* WHAT YOU ARE ASKED TO DO *
Repeat every line of the listing below exactly, minus the pictures.

* SUPPLIED MATERIAL *
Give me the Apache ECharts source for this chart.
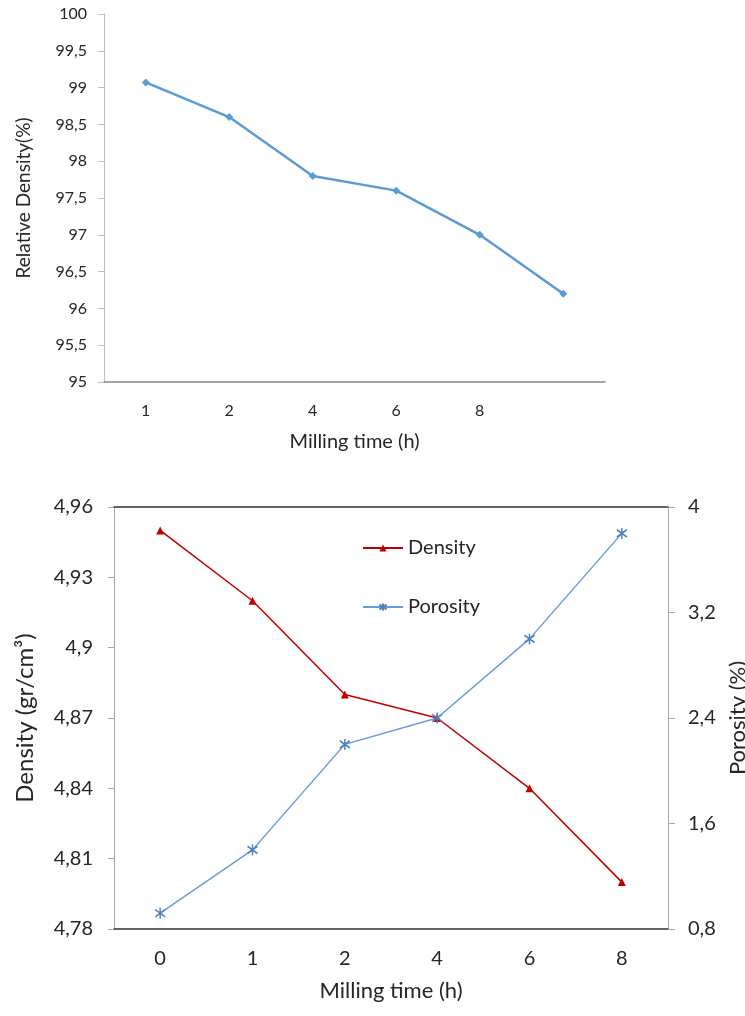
<!DOCTYPE html>
<html>
<head>
<meta charset="utf-8">
<script src="https://cdn.jsdelivr.net/npm/echarts@6/dist/echarts.min.js"></script>
<style>
  html, body { margin: 0; padding: 0; background: #fff; }
  #chart { width: 745px; height: 1016px; }
</style>
</head>
<body>
<div id="chart"></div>
<script>
// top chart: relative density vs milling time
const topCats = ['1', '2', '4', '6', '8', ''];
const relDensity = [99.07, 98.6, 97.8, 97.6, 97.0, 96.2];

// bottom chart: density and porosity vs milling time
const bottomCats = ['0', '1', '2', '4', '6', '8'];
const density = [4.95, 4.92, 4.88, 4.87, 4.84, 4.80];
const porosity = [0.92, 1.4, 2.2, 2.4, 3.0, 3.8];
const densityTicks = [4.78, 4.81, 4.84, 4.87, 4.9, 4.93, 4.96];
const porosityTicks = [0.8, 1.6, 2.4, 3.2, 4];

const font = 'Lato, "Open Sans", sans-serif';
const txt = '#262626';
const comma = v => String(+(+v).toFixed(2)).replace('.', ',');

// star marker like the excel one (vertical + two diagonals)
const starPath = 'path://M0,-5L0,5M-4.3,-3.3L4.3,3.3M-4.3,3.3L4.3,-3.3';

let myChart = echarts.init(document.getElementById('chart'));
const option = {
  animation: false,
  textStyle: { fontFamily: font },
  grid: [
    { left: 104, top: 14, width: 501, height: 368, outerBoundsMode: 'none', containLabel: false },
    { left: 114, top: 507, width: 554, height: 422, outerBoundsMode: 'none', containLabel: false }
  ],
  legend: {
    orient: 'vertical',
    left: 357,
    top: 533,
    itemGap: 39,
    itemWidth: 40,
    itemHeight: 9,
    textStyle: { fontFamily: font, fontSize: 20, color: txt },
    data: ['Density', 'Porosity']
  },
  xAxis: [
    {
      gridIndex: 0, type: 'category', data: topCats,
      axisLine: { lineStyle: { color: '#868686', width: 1.5 } },
      axisTick: { show: false },
      axisLabel: { margin: 21, fontSize: 16, color: txt, fontFamily: font },
      name: 'Milling time (h)', nameLocation: 'middle', nameGap: 50,
      nameTextStyle: { fontSize: 20, color: txt, fontFamily: font }
    },
    {
      gridIndex: 1, type: 'category', data: bottomCats,
      axisLine: { lineStyle: { color: '#333', width: 1.5 } },
      axisTick: { show: false },
      axisLabel: { margin: 20, fontSize: 20, color: txt, fontFamily: font },
      name: 'Milling time (h)', nameLocation: 'middle', nameGap: 51,
      nameTextStyle: { fontSize: 22, color: txt, fontFamily: font }
    },
    {
      // top border of the lower chart
      gridIndex: 1, type: 'category', data: bottomCats, position: 'top',
      axisLine: { lineStyle: { color: '#333', width: 1.5 } },
      axisTick: { show: false },
      axisLabel: { show: false }
    }
  ],
  yAxis: [
    {
      gridIndex: 0, type: 'value', min: 95, max: 100, interval: 0.5,
      axisLine: { show: true, lineStyle: { color: '#bfbfbf' } },
      axisTick: { show: true, length: 6, lineStyle: { color: '#bfbfbf' } },
      splitLine: { show: false },
      axisLabel: { margin: 17, fontSize: 16, color: txt, fontFamily: font, formatter: comma },
      name: 'Relative Density(%)', nameLocation: 'middle', nameGap: 71, nameRotate: 90,
      nameTextStyle: { fontSize: 19, color: txt, fontFamily: font }
    },
    {
      gridIndex: 1, type: 'value', min: 4.78, max: 4.96,
      axisLine: { show: true, lineStyle: { color: '#a6a6a6' } },
      axisTick: { show: true, length: 6, customValues: densityTicks, lineStyle: { color: '#a6a6a6' } },
      splitLine: { show: false },
      axisLabel: { margin: 21, fontSize: 20, color: txt, fontFamily: font, customValues: densityTicks, formatter: comma },
      name: 'Density (gr/cm³)', nameLocation: 'middle', nameGap: 77, nameRotate: 90,
      nameTextStyle: { fontSize: 24, color: txt, fontFamily: font }
    },
    {
      gridIndex: 1, type: 'value', position: 'right', min: 0.8, max: 4,
      axisLine: { show: true, lineStyle: { color: '#a6a6a6' } },
      axisTick: { show: true, length: 7, customValues: porosityTicks, lineStyle: { color: '#a6a6a6' } },
      splitLine: { show: false },
      axisLabel: { margin: 20, fontSize: 20, color: txt, fontFamily: font, customValues: porosityTicks, formatter: comma },
      name: 'Porosity (%)', nameLocation: 'middle', nameGap: 51, nameRotate: 90,
      nameTextStyle: { fontSize: 22, color: txt, fontFamily: font }
    }
  ],
  series: [
    {
      name: 'Relative Density', type: 'line', xAxisIndex: 0, yAxisIndex: 0,
      data: relDensity,
      symbol: 'diamond', symbolSize: 8,
      itemStyle: { color: '#5b9bd5' },
      lineStyle: { color: '#5b9bd5', width: 2.5 }
    },
    {
      name: 'Density', type: 'line', xAxisIndex: 1, yAxisIndex: 1,
      data: density,
      symbol: 'triangle', symbolSize: 8,
      itemStyle: { color: '#c00000' },
      lineStyle: { color: '#c00000', width: 1.5 }
    },
    {
      name: 'Porosity', type: 'line', xAxisIndex: 1, yAxisIndex: 2,
      data: porosity,
      symbol: starPath, symbolSize: [10, 11],
      itemStyle: { color: '#4f81bd', borderColor: '#4f81bd', borderWidth: 1.5 },
      lineStyle: { color: '#6a9ae0', width: 1.5 }
    }
  ]
};
myChart.setOption(option);
</script>
</body>
</html>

* RESULT OF THE TASK *
Give me the Apache ECharts source for this chart.
<!DOCTYPE html>
<html>
<head>
<meta charset="utf-8">
<script src="https://cdn.jsdelivr.net/npm/echarts@6/dist/echarts.min.js"></script>
<style>
  html, body { margin: 0; padding: 0; background: #fff; }
  #chart { width: 745px; height: 1016px; }
</style>
</head>
<body>
<div id="chart"></div>
<script>
// top chart: relative density vs milling time
const topCats = ['1', '2', '4', '6', '8', ''];
const relDensity = [99.07, 98.6, 97.8, 97.6, 97.0, 96.2];

// bottom chart: density and porosity vs milling time
const bottomCats = ['0', '1', '2', '4', '6', '8'];
const density = [4.95, 4.92, 4.88, 4.87, 4.84, 4.80];
const porosity = [0.92, 1.4, 2.2, 2.4, 3.0, 3.8];
const densityTicks = [4.78, 4.81, 4.84, 4.87, 4.9, 4.93, 4.96];
const porosityTicks = [0.8, 1.6, 2.4, 3.2, 4];

const font = 'Lato, "Open Sans", sans-serif';
const txt = '#262626';
const comma = v => String(+(+v).toFixed(2)).replace('.', ',');

// star marker like the excel one (vertical + two diagonals)
const starPath = 'path://M0,-5L0,5M-4.3,-3.3L4.3,3.3M-4.3,3.3L4.3,-3.3';

let myChart = echarts.init(document.getElementById('chart'));
const option = {
  animation: false,
  textStyle: { fontFamily: font },
  grid: [
    { left: 104, top: 14, width: 501, height: 368, outerBoundsMode: 'none', containLabel: false },
    { left: 114, top: 507, width: 554, height: 422, outerBoundsMode: 'none', containLabel: false }
  ],
  legend: {
    orient: 'vertical',
    left: 357,
    top: 533,
    itemGap: 39,
    itemWidth: 40,
    itemHeight: 9,
    textStyle: { fontFamily: font, fontSize: 20, color: txt },
    data: ['Density', 'Porosity']
  },
  xAxis: [
    {
      gridIndex: 0, type: 'category', data: topCats,
      axisLine: { lineStyle: { color: '#868686', width: 1.5 } },
      axisTick: { show: false },
      axisLabel: { margin: 21, fontSize: 16, color: txt, fontFamily: font },
      name: 'Milling time (h)', nameLocation: 'middle', nameGap: 50,
      nameTextStyle: { fontSize: 20, color: txt, fontFamily: font }
    },
    {
      gridIndex: 1, type: 'category', data: bottomCats,
      axisLine: { lineStyle: { color: '#333', width: 1.5 } },
      axisTick: { show: false },
      axisLabel: { margin: 20, fontSize: 20, color: txt, fontFamily: font },
      name: 'Milling time (h)', nameLocation: 'middle', nameGap: 51,
      nameTextStyle: { fontSize: 22, color: txt, fontFamily: font }
    },
    {
      // top border of the lower chart
      gridIndex: 1, type: 'category', data: bottomCats, position: 'top',
      axisLine: { lineStyle: { color: '#333', width: 1.5 } },
      axisTick: { show: false },
      axisLabel: { show: false }
    }
  ],
  yAxis: [
    {
      gridIndex: 0, type: 'value', min: 95, max: 100, interval: 0.5,
      axisLine: { show: true, lineStyle: { color: '#bfbfbf' } },
      axisTick: { show: true, length: 6, lineStyle: { color: '#bfbfbf' } },
      splitLine: { show: false },
      axisLabel: { margin: 17, fontSize: 16, color: txt, fontFamily: font, formatter: comma },
      name: 'Relative Density(%)', nameLocation: 'middle', nameGap: 71, nameRotate: 90,
      nameTextStyle: { fontSize: 19, color: txt, fontFamily: font }
    },
    {
      gridIndex: 1, type: 'value', min: 4.78, max: 4.96,
      axisLine: { show: true, lineStyle: { color: '#a6a6a6' } },
      axisTick: { show: true, length: 6, customValues: densityTicks, lineStyle: { color: '#a6a6a6' } },
      splitLine: { show: false },
      axisLabel: { margin: 21, fontSize: 20, color: txt, fontFamily: font, customValues: densityTicks, formatter: comma },
      name: 'Density (gr/cm³)', nameLocation: 'middle', nameGap: 77, nameRotate: 90,
      nameTextStyle: { fontSize: 24, color: txt, fontFamily: font }
    },
    {
      gridIndex: 1, type: 'value', position: 'right', min: 0.8, max: 4,
      axisLine: { show: true, lineStyle: { color: '#a6a6a6' } },
      axisTick: { show: true, length: 7, customValues: porosityTicks, lineStyle: { color: '#a6a6a6' } },
      splitLine: { show: false },
      axisLabel: { margin: 20, fontSize: 20, color: txt, fontFamily: font, customValues: porosityTicks, formatter: comma },
      name: 'Porosity (%)', nameLocation: 'middle', nameGap: 51, nameRotate: 90,
      nameTextStyle: { fontSize: 22, color: txt, fontFamily: font }
    }
  ],
  series: [
    {
      name: 'Relative Density', type: 'line', xAxisIndex: 0, yAxisIndex: 0,
      data: relDensity,
      symbol: 'diamond', symbolSize: 8,
      itemStyle: { color: '#5b9bd5' },
      lineStyle: { color: '#5b9bd5', width: 2.5 }
    },
    {
      name: 'Density', type: 'line', xAxisIndex: 1, yAxisIndex: 1,
      data: density,
      symbol: 'triangle', symbolSize: 8,
      itemStyle: { color: '#c00000' },
      lineStyle: { color: '#c00000', width: 1.5 }
    },
    {
      name: 'Porosity', type: 'line', xAxisIndex: 1, yAxisIndex: 2,
      data: porosity,
      symbol: starPath, symbolSize: [10, 11],
      itemStyle: { color: '#4f81bd', borderColor: '#4f81bd', borderWidth: 1.5 },
      lineStyle: { color: '#6a9ae0', width: 1.5 }
    }
  ]
};
myChart.setOption(option);
</script>
</body>
</html>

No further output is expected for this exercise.